■ Source material ■
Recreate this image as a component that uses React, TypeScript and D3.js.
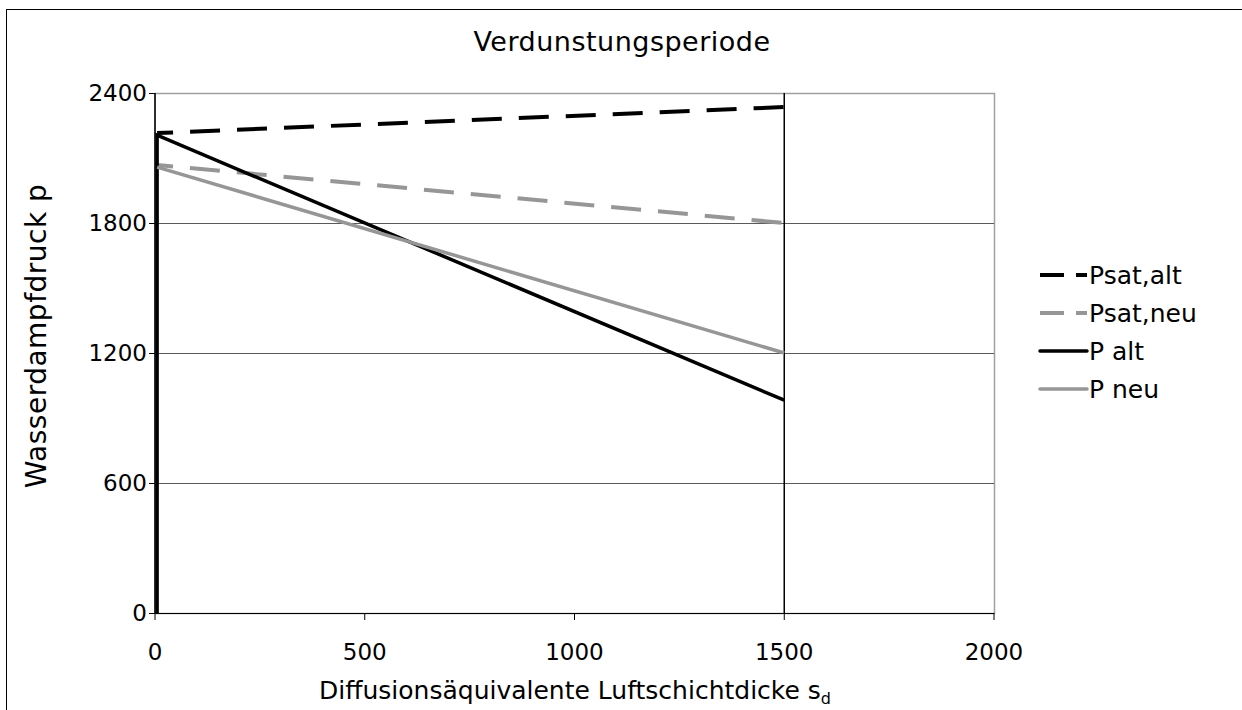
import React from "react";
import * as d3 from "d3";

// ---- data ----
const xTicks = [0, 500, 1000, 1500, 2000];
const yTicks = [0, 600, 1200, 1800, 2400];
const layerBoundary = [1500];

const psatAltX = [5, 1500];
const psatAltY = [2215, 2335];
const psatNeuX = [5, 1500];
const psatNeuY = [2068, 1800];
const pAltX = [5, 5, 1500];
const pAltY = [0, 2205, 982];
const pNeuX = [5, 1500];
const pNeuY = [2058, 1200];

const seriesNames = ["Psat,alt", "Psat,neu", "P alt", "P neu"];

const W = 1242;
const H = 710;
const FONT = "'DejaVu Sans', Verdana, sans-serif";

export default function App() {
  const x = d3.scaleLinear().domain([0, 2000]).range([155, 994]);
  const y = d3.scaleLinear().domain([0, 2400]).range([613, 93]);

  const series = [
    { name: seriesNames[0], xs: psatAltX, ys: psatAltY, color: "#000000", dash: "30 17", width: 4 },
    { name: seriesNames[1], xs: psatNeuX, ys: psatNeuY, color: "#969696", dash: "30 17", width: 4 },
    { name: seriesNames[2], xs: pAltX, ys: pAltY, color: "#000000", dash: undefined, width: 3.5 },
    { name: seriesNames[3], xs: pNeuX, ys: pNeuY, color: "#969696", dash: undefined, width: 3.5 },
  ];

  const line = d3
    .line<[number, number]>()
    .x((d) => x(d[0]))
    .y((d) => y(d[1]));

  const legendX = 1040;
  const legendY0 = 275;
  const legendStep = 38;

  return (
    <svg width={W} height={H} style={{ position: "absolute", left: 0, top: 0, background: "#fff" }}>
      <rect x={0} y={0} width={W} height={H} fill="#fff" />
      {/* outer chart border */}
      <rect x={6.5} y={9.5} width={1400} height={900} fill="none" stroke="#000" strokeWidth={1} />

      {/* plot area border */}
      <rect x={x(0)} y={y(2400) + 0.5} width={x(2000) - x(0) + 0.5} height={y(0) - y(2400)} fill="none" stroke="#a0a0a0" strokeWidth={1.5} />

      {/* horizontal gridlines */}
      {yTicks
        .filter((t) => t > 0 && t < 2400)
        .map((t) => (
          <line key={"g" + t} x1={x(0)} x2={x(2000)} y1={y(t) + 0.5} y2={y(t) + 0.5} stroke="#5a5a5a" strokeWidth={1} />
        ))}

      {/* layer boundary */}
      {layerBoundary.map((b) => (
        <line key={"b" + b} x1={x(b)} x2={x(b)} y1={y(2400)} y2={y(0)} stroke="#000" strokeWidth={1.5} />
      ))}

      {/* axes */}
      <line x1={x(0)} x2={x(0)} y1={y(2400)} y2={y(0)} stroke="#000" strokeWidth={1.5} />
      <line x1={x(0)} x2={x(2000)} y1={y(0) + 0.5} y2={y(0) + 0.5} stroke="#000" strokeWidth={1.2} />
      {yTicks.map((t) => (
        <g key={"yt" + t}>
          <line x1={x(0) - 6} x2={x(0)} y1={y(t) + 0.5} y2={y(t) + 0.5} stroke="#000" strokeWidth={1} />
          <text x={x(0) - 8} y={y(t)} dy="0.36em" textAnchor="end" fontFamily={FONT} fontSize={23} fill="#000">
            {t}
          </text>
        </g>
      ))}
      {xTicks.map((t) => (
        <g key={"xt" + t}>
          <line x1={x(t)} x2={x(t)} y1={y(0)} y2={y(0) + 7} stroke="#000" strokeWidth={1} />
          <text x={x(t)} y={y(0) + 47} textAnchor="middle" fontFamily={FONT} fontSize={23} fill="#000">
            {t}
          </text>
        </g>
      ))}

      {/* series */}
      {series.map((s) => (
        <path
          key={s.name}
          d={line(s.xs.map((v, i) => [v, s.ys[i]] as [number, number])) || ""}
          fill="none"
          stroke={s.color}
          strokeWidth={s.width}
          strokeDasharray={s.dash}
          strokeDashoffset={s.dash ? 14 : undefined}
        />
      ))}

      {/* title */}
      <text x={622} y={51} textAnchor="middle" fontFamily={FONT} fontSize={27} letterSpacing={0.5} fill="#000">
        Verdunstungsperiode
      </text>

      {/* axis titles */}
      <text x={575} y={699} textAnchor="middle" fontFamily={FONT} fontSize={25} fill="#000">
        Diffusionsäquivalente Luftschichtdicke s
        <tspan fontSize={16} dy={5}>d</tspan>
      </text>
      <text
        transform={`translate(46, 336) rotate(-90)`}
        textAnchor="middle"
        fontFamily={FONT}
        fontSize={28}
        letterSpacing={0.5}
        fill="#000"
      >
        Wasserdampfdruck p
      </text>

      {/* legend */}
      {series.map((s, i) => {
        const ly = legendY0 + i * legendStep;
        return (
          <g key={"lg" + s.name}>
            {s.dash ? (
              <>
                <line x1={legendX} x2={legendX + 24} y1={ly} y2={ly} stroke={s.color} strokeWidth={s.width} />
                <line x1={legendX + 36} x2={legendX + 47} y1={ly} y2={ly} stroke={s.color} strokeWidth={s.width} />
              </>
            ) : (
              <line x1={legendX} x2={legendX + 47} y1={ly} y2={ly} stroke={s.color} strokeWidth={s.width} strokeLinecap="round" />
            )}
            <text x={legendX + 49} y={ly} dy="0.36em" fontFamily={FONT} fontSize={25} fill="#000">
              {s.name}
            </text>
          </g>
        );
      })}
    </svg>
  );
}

■ Problem statement ■
Begin at the top of the material above and output each line exactly, stopping after the line that holds "const layerBoundary = [1500];". Leave out pictures.

■ Solution to this exercise ■
Recreate this image as a component that uses React, TypeScript and D3.js.
import React from "react";
import * as d3 from "d3";

// ---- data ----
const xTicks = [0, 500, 1000, 1500, 2000];
const yTicks = [0, 600, 1200, 1800, 2400];
const layerBoundary = [1500];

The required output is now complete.